Another wave of attempted shutdowns of controversial outside speakers began in the 1970s, this time from the political left. Anti-racist activists tried to stop speakers from presenting scientifically questionable research linking intelligence to race. Activists threatened violence, disrupted lectures, and pushed college administrators to cancel invitations.
In the 1980s, Kurland writes, some student and faculty activists used similar tactics against officials connected to the Reagan administration. Jeane Kirkpatrick, the US ambassador to the United Nations, had several campus appearances disrupted.
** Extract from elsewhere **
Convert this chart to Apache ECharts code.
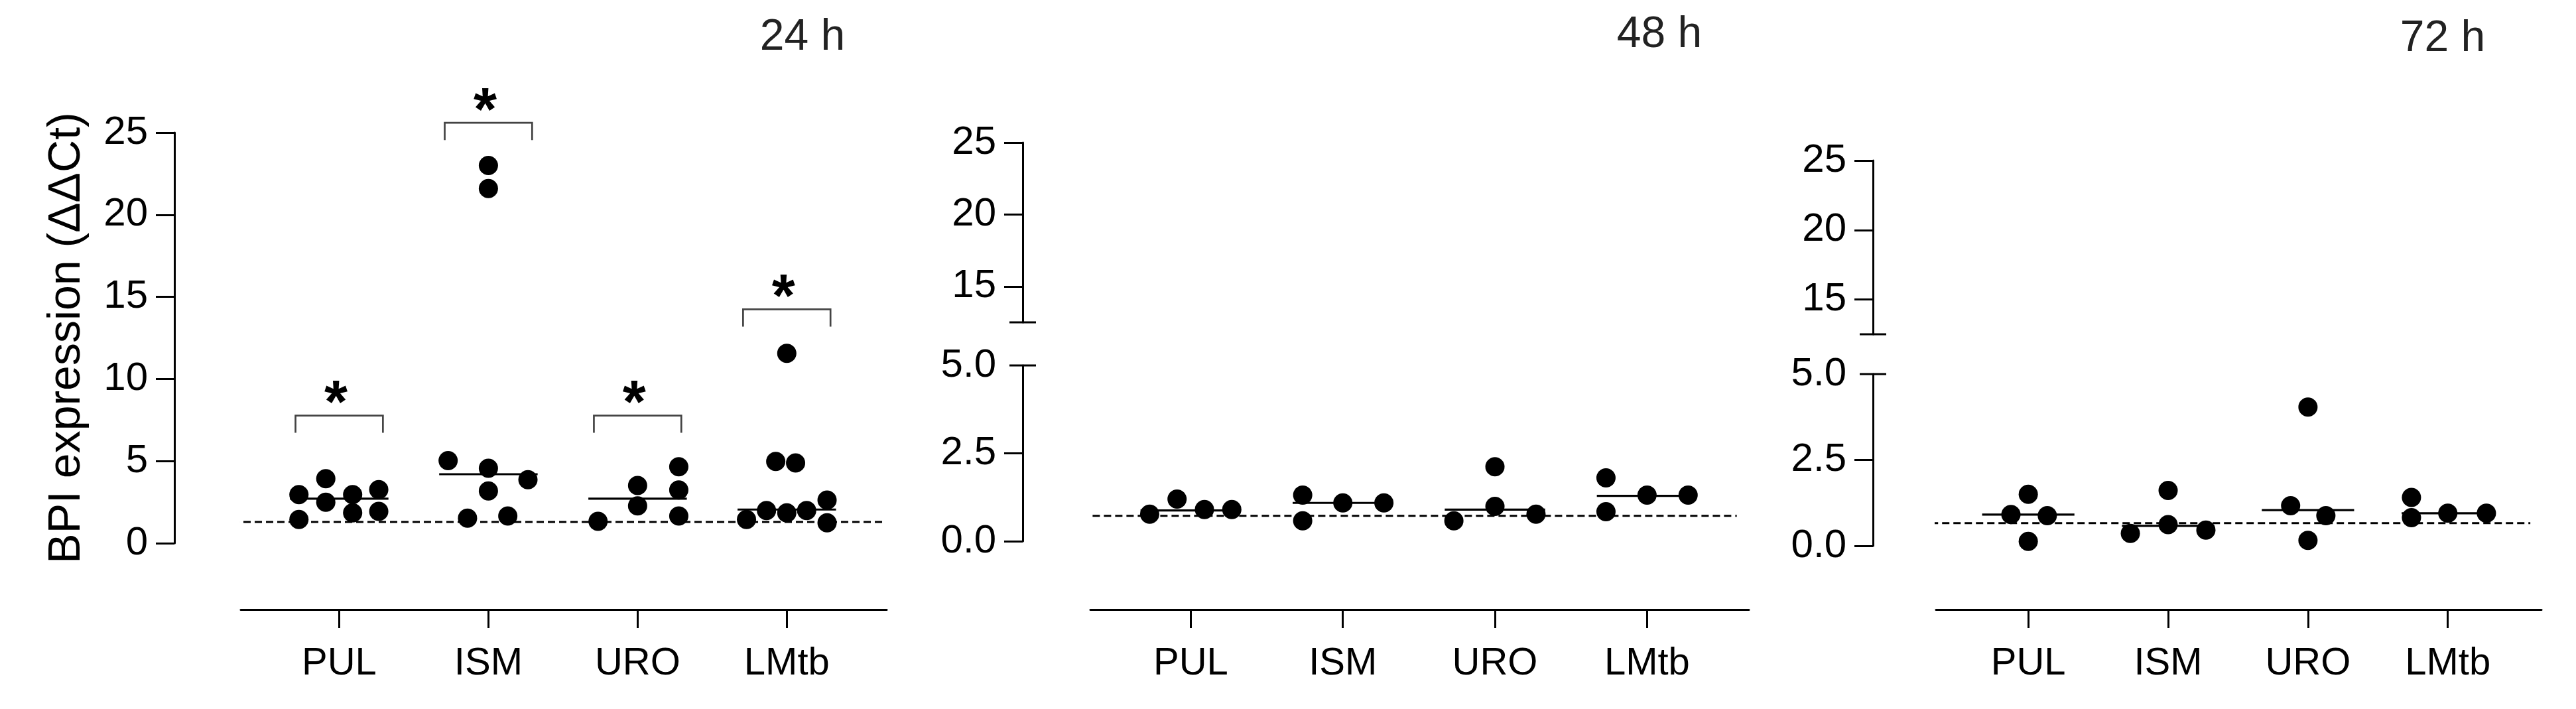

In 1985, protestors at Northwestern University disrupted a presentation by Nicaraguan contra leader Adolfo Calero, throwing a reddish liquid at him and forcing him to leave before he could speak.
Also in the ‘80s, activists of a different stripe convinced several colleges and universities to withdraw invitations to Daniel C. Maguire, a former priest who challenged Catholic teachings on issues such as abortion.
Following the terrorist attacks of September 11, 2001, anti-war speakers were targeted at some colleges. At Rockford College in Illinois, the audience drowned out a commencement speaker by chanting “God Bless America.”
Kurland emphasizes the AAUP’s continual opposition to attacks on free speech throughout the decades he covers. The organization would obviously agree with much of the current round of commentary criticizing campus censors. But it’s also clear that the phenomenon wasn’t invented by millennials.